Collective redundancies: staff information and consultation
Council Directive 98/59/EC on the approximation of EU countries’ laws regarding collective redundancies
WHAT IS THE AIM OF THE DIRECTIVE?
It requires employers to inform and consult staff representatives in the case of collective redundancies*.
It specifies the points which these consultations must cover and the information which the employer is required to provide.
It also lays down procedural rules for collective redundancies.
The directive does not apply to:
collective redundancies effected under contracts of employment concluded for limited periods of time or for specific tasks, except where those redundancies take place prior to the date of expiry or the completion of such contracts;
workers employed by public administrative bodies or by establishments governed by public law.

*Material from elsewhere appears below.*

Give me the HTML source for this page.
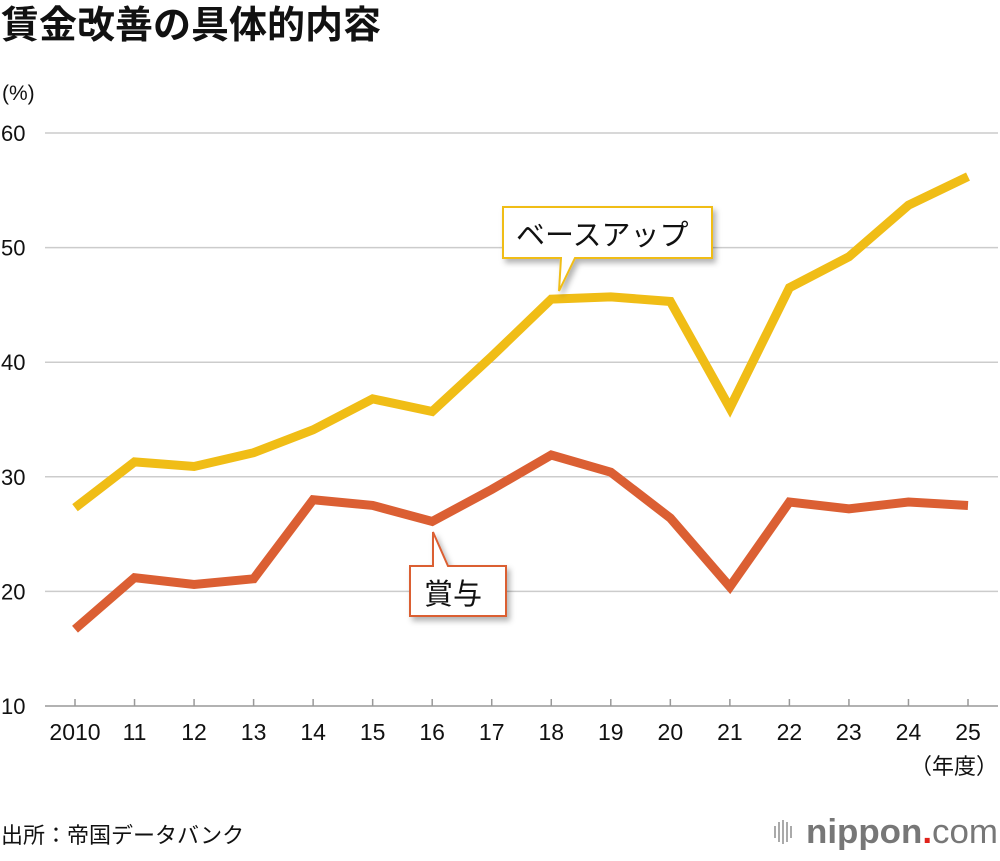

In addition, the rights of employees when the ownership of a business changes or the business becomes insolvent are covered by other EU rules.
Any employer considering collective redundancies must hold consultations with the workers’ representatives in good time with a view to reaching an agreement. Consultations must at least cover the ways and means of:
avoiding collective redundancies or reducing the number of workers affected and
mitigating the consequences through accompanying social measures aimed notably at aid for redeploying or retraining those workers made redundant.
The European Works Council improves workers’ rights to information and transnational consultation within companies operating across the EU.
Information to be provided by the employer
EU countries may put in place measures that enable workers’ representatives to call on the services of experts, in accordance with national rules. The employer must provide workers’ representatives with all relevant information during the course of the consultations and must notify them of the following in writing:
the reasons for the redundancies;
the period during which the redundancies will be made;
the number and categories of workers normally employed;
the number and categories of workers to be made redundant;
the criteria used to select those workers to be made redundant;
the method used to calculate compensation (where applicable).
Procedure for collective redundancies
The employer must follow the following procedure:
Notify the competent public authority in writing of any projected collective redundancies. This notification must contain all the relevant information concerning the projected redundancies and consultations held, except for the method used to calculate compensation.
Where the employees are crew of a seagoing vessel, the employer must notify the authorities of the country in which the vessel is registered.
Forward a copy of the notification to the workers’ representatives, who may send comments to the competent public authority.
Collective redundancies take effect — at the earliest — 30 days after the notification; the competent public authority uses this period to seek solutions.
EU countries can grant the public authority the power to reduce this period or to extend it to 60 days following notification, in cases where the problems cannot be resolved within the initial period. Wider powers of extension may be granted.
The employer must be informed of any extension and the grounds for it before expiry of the initial period.
FROM WHEN DOES THE DIRECTIVE APPLY?
It has applied since 1 September 1998.
For more information, see:
* KEY TERMS
Collective redundancies: a situation where an employer takes a decision to lay off a group of employees.
Council Directive 98/59/EC of 20 July 1998 on the approximation of the laws of the Member States relating to collective redundancies (OJ L 225, 12.8.1998, pp. 16-21)
Successive amendments to Directive 98/59/EC have been incorporated in the original text. This consolidated version is of documentary value only.